216.000 personnes ont été victimes d’abus par des prêtres ou des religieux depuis 1950 en France. "J’ai été frappée par l’écart entre ces 2.700 personnes qui se sont adressées à la CIASE et puis il y en a 216.000 estimées et donc elles sont silencieuses. Où sont-elles ? Je me pose la question de l’impact de ces abus dans la déchristianisation en France", s’interroge Céline Hoyeau, journaliste au journal La Croix.
Pour Mgr Luc Crepy, "les mesures qui ont été prises ont été importantes mais il y a encore beaucoup à faire, le chemin est encore long". Se sent-il coupable de certains manquements ? "La culpabilité incombe aux agresseurs mais elle incombe aussi à la manière dont les responsables dans l’Eglise ont géré cette question et comment les évêques ont su ou n’ont pas su voir les choses. C’est une responsabilité que j’assume en tant qu’évêque", répond-il.
La question de la réparation financière est essentielle dans ce dossier, autant qu’elle l’est pour les victimes. "On a été empêchés d’être. Les victimes ne demandent pas le secours, mais la justice. On pourra jamais réparer totalement mais symboliquement, le fait de reconnaître qu’il y a eu un préjudice, c’est les restaurer dans leur dignité.
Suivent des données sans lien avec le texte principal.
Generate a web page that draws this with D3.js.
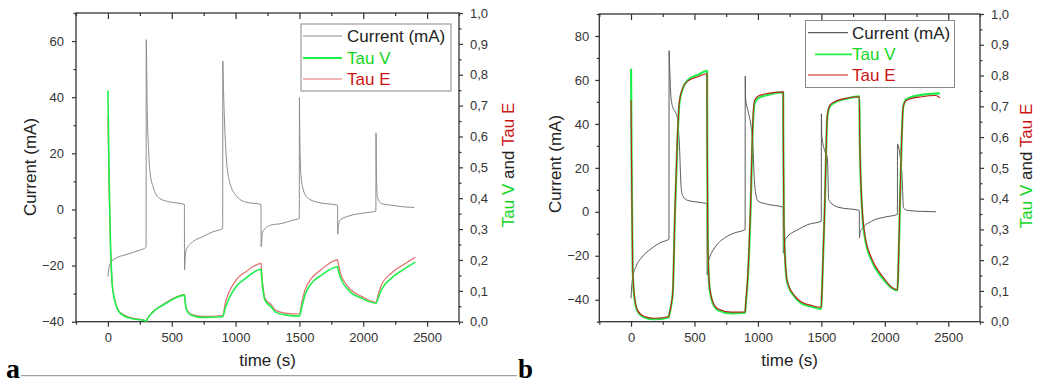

Cette réparation financière permet de restaurer la personne dans sa dignité", affirme Brigitte Navail.
Mais la question n’est pas résolue pour l’épiscopat français. "Il faut maintenant qu’on réfléchisse sur la manière de penser cette contribution financière. On ne rachète pas la douleur", tempère Mgr Crepy. Pour Marie-Jo Thiel, c’est important mais insuffisant : "C’est comme si on mettait un pansement mais si on ne s’occupe pas de l’Eglise, de la hiérarchie, de la gouvernance, on ne fera que continuer et dans 30 ans on sera encore au même niveau". Brigitte Navail de conclure : "Il faut que ça coûte à l’Eglise de réparer des personnes victimes sinon on va tourner la page d’un dossier".
La CIASE préconise également des changements plus profonds, sans remettre en cause le dogme. "Le rapport invite à instituer un mémorial, une sorte de repentance", explique la journaliste Céline Hoyeau.
Par ailleurs, Jean-Marc Sauvé a affirmé que "le secret de la confession ne peut pas être opposé à l’obligation de dénoncer des atteintes graves sur des mineurs et des personnes vulnérables". La question est sensible, mais "il y a quelque chose à creuser et à réfléchir", selon Mgr Crepy, pour les cas où l’enfant ferait part d’une situation où il est en danger.
Par ailleurs, la CIASE incite à ce que les violences sexuelles, en droit canonique, se réfèrent au cinquième commandement ("Tu ne tueras pas") et non plus au sixième ("Tu ne commettras pas d’adultère"). Une bonne chose selon Marie-Jo Thiel : "Les viols c’est une intrusion de la mort dans le corps de l’autre donc le commandement qui s’appliquerait c'est 'Tu ne tueras point'".